Tuesday, October 22, 2013

Mallorca: The Creative Island

Charles Landry is probably not a name with which you are familiar but it is a name with which you may become more familiar. Palma might, or rather should, become a Landry city. And what does this mean? Professor Landry is the person who came up with the concept of the creative city.

Landry's creative cities entail an approach to urban planning which goes well beyond the physical infrastructure of a city. It is an approach which is intended to drive innovation in order to make a city distinctive. It is one which demands the right conditions for people to apply their imagination in developing opportunities, in solving urban problems and in transforming cities in ways which still retain their cultures. It is also one which requires traditional structures, be they political for example, to be dismantled or changed in order to allow the space for ideas to develop.

Antoni Riera, professor of applied economics at the Universitat de les Illes Balears, is something of a Landry disciple. He believes that there is vast untapped potential which could make very much more of Palma than is the case. Fundamentally, and although Palma has much to commend it, the city lacks a certain distinctiveness, it lacks a specialisation. The creative city concept aims to address both these deficiencies. It also challenges decision-makers to consider pretty basic questions:  what is the city for? what does the city do? how can the city be better?

It all sounds terribly blue-sky but in fact it isn't. The creative city concept is in essence the urban application of thinking that has gone into reinventing many business organisations. It takes some of the attitude that has prevailed along the American west coast from Oregon to Silicon Valley in establishing a campus mentality and the room for minds to be able to come up with innovative solutions. Creative cities have sprung up. Barcelona is one such.

But perhaps Professor Riera is being too narrow in even his broad vision. Palma, it is true to say, generates almost half the gross domestic product not just of Mallorca but of the Balearics. It is vital in being the economic driver but it is not alone. The problem is that sometimes it appears to be.

So, rather than a creative city, why not a creative island? The same sorts of questions that would be asked of Palma could be asked of the island as a whole. What is it for? How distinctive is it? What does it specialise in? The answers might seem obvious. Tourism would be one, but this is a specialisation which lacks distinctiveness. If there were distinctiveness, we wouldn't forever be having endless debates about winter tourism. We have them because other places have similar problems and come up with similar half-baked solutions (if any). They end up chasing a largely illusory market by offering similar products. And why? Because they have not thought about what they (as destinations) are for.

Tourism is only part of the equation but it is a pretty important part. Yet it is importance that is derived from a massive strength which is also a massive weakness. The strength of summer tourism has been built on enormous capacity - hotel places most obviously. In winter, though, this capacity is all but worthless. It cannot be supported. Hence there is an economy with a gargantuan in-built imbalance. The winter tourism debate reflects this. One moment there are days of plenty, the next moment there are days of poverty. And all because no one had the foresight to appreciate the imbalance that was being established or to ask what the island was actually for or what it could be apart from just tourism.

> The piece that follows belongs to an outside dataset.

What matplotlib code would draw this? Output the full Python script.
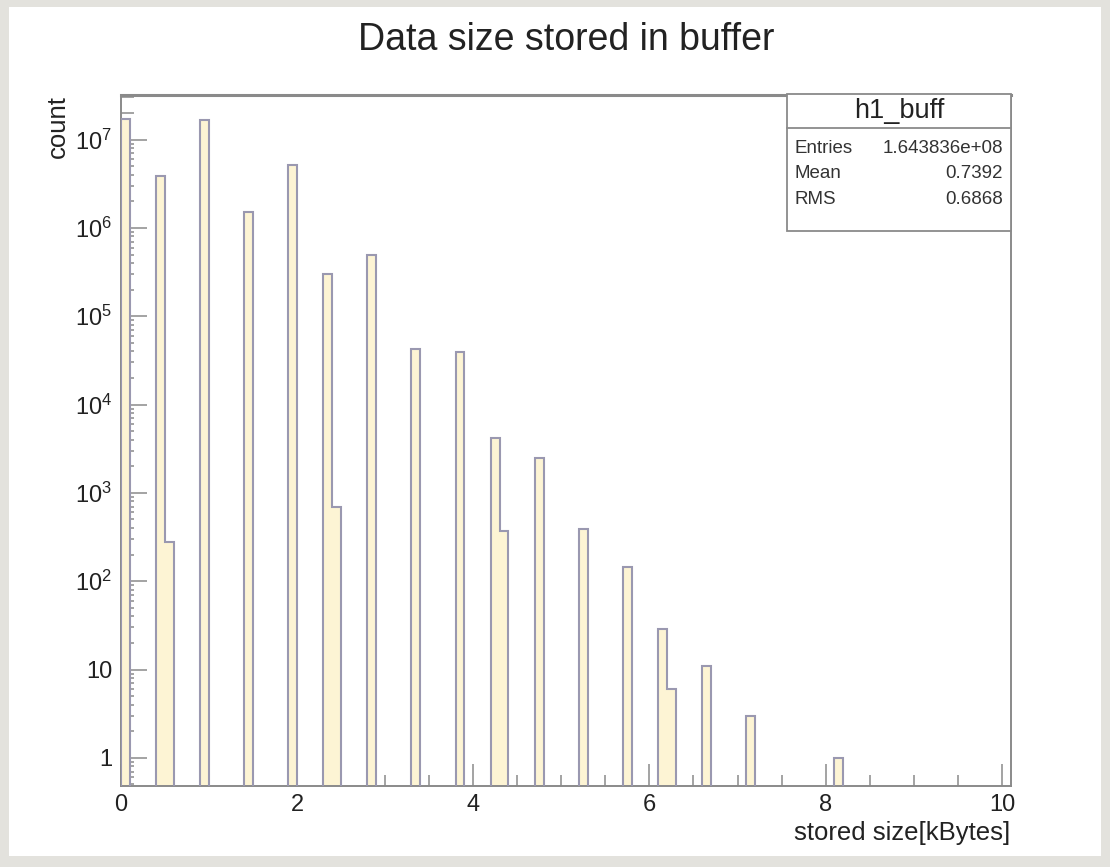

The Landry-Riera prescription demands different structures. To continue with the tourism theme, there is one structure that either needs junking or radically altering. It is the regional government's tourism agency and its equivalents at island council level. What has the agency and its predecessors ever really achieved? What have tourism ministers ever really achieved? The first, Jaume Cladera, did more than most, but who else? Two of them are currently in prison. And why on earth is responsibility for tourism promotion being handed to the island councils? Are there great minds of tourism strategic thinking lurking within their cosy regimes? I would very much doubt it. The private sector needs to be driving all this, just as it did until 1983. 

Tourism is only one aspect. The creative island would need visionaries to make it a reality, to re-think what Mallorca is for, to make it distinctive. To make it new. Where, though, are the visionaries?